Search code examples
pythonhdf5h5py

h5py error reading virtual dataset into NumPy array


I'm trying to load data from a virtual HDF dataset created with h5py and having some troubles properly loading the data.

Here is an example of my issue:

import h5py
import tools as ut

virtual  = h5py.File(ut.params.paths.virtual)

a = virtual['part2/index'][:]

print(virtual['part2/index'][-1])
print(a[-1])

This outputs:

[890176134]
[0]

Why? Why is the last element different when I copy the data into a NumPy array (value=[0]) vs when I read directly from the dataset (value=[890176134])?

Am I doing something horribly wrong without realizing it?

Thanks a lot.


Solution

  • Yes, you should get the same values from the Virtual Dataset or an array created from the Virtual Dataset. It's hard to diagnose the error without more details about the data.

    I used the h5py example vds_simple.py to demonstrate how this should behave. Most of the code builds the HDF5 files. The section at end the compares the output. Code below modified from the example to create a variable number of source files (defined by a0=).
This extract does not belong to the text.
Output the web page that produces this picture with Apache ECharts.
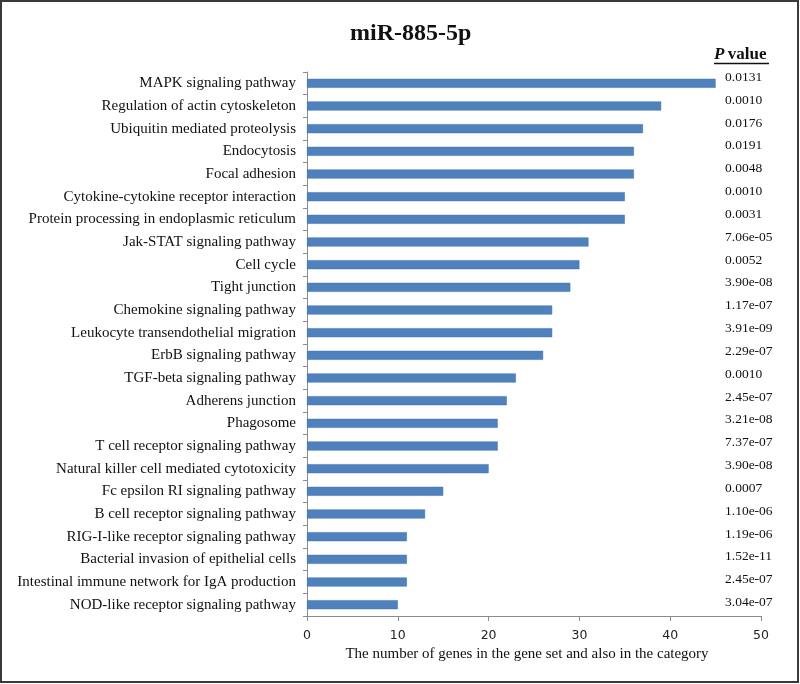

    Code to create the 'a0' source files with sample data:

    a0 = 5000
    # create sample data
    data = np.arange(0, 100).reshape(1, 100)
    
    # Create source files (0.h5 to a0.h5)
    for n in range(a0):
        with h5py.File(f"{n}.h5", "w") as f:
            row_data = data + n
            f.create_dataset("data", data=row_data)
    

    Code to define the virtual layout and assemble virtual dataset:

    # Assemble virtual dataset
    layout = h5py.VirtualLayout(shape=(a0, 100), dtype="i4")
    for n in range(a0):
        filename = "{}.h5".format(n)
        vsource = h5py.VirtualSource(filename, "data", shape=(100,))
        layout[n] = vsource
    
    # Add virtual dataset to output file
    with h5py.File("VDS.h5", "w", libver="latest") as f:
        f.create_virtual_dataset("vdata", layout)
    

    Code to read and print the data:

    # read data back
    # virtual dataset is transparent for reader!
    with h5py.File("VDS.h5", "r") as f:
        arr = f["vdata"][:]
    
        print("\nFirst 10 Elements in First Row:")
        print("Virtual dataset:")
        print(f["vdata"][0, :10])
        print("Reading vdata into Array:")
        print(arr[0, :10])
    
        print("Last 10 Elements of Last Row:")
        print("Virtual dataset:")
        print(f["vdata"][-1,-10:])
        print("Reading vdata into Array:")
        print(arr[-1,-10:])    
    

    Output from code above (w/ a0=5000):

    First 10 Elements in First Row:
    Virtual dataset:
    [0 1 2 3 4 5 6 7 8 9]
    Reading vdata into Array:
    [0 1 2 3 4 5 6 7 8 9]
    Last 10 Elements of Last Row:
    Virtual dataset:
    [5089 5090 5091 5092 5093 5094 5095 5096 5097 5098]
    Reading vdata into Array:
    [5089 5090 5091 5092 5093 5094 5095 5096 5097 5098]